EPL, GPL and plugins

Antoine Pitrou solipsis at pitrou.net
Tue Aug 5 05:10:35 CDT 2008


Peter Arrenbrecht <peter.arrenbrecht <at> gmail.com> writes:
> >
> > Copyright and the GPL both talk about protection of original and
> > "derived works". If your work is a derived work in the view of copyright
> > law, then it is covered by the GPL. Precisely what does and does not
> > constitute a derived work in software is something that currently can
> > only be answered in a court of law. One possible test is: if Alice's
> > code can't work in any useful sense without Bob's code, then Alice's
> > code is probably a derived work of Bob's.
> 
> So, regardless of the interfacing technique, an Eclipse plugin for Hg
> has to be GPL. But also EPL. Question is, can it be both?
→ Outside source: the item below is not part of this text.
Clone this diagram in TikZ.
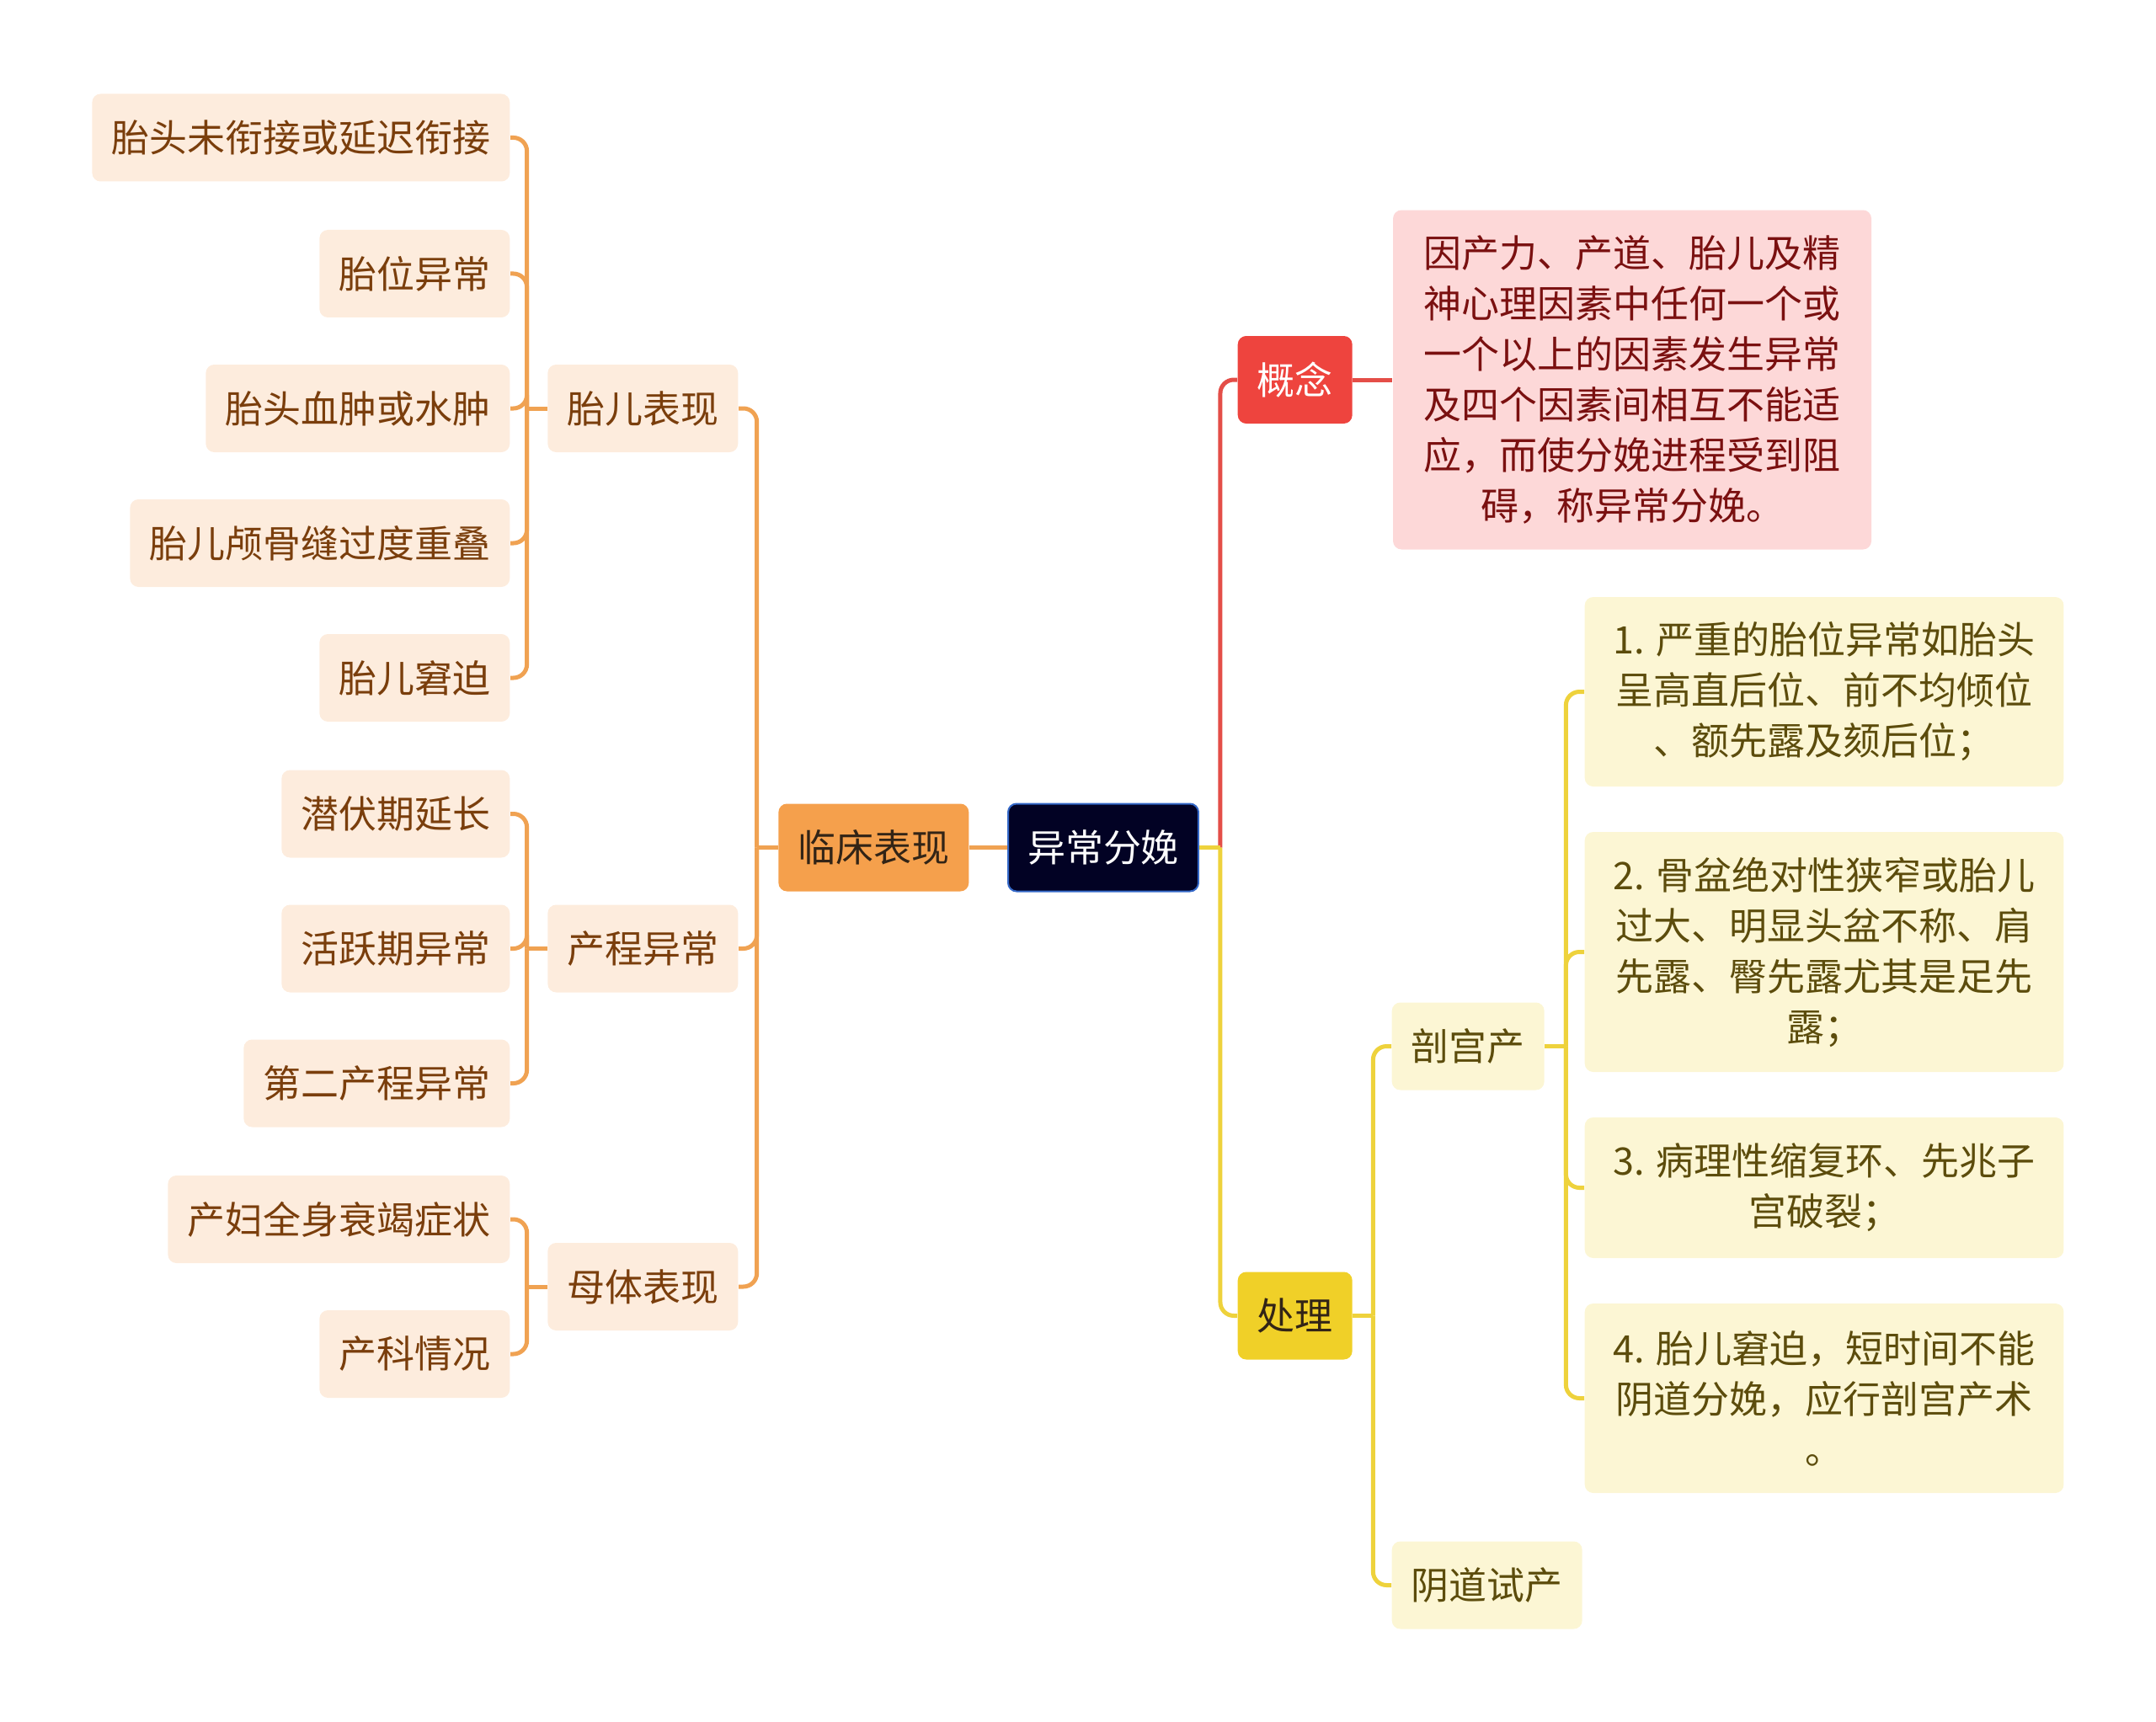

It seems to
> me that:

It doesn't have to be under the EPL, unless the EPL is a very bad license
(remember, it's not copyleft).
Actually I don't think it has to be under the GPL either.

Matt's test is just a hint, not a hard rule; if you take it too literally it
means that every software relying on non-standard features of the Linux kernel
should be GPL'd too, which is probably a bit far-fetched :-)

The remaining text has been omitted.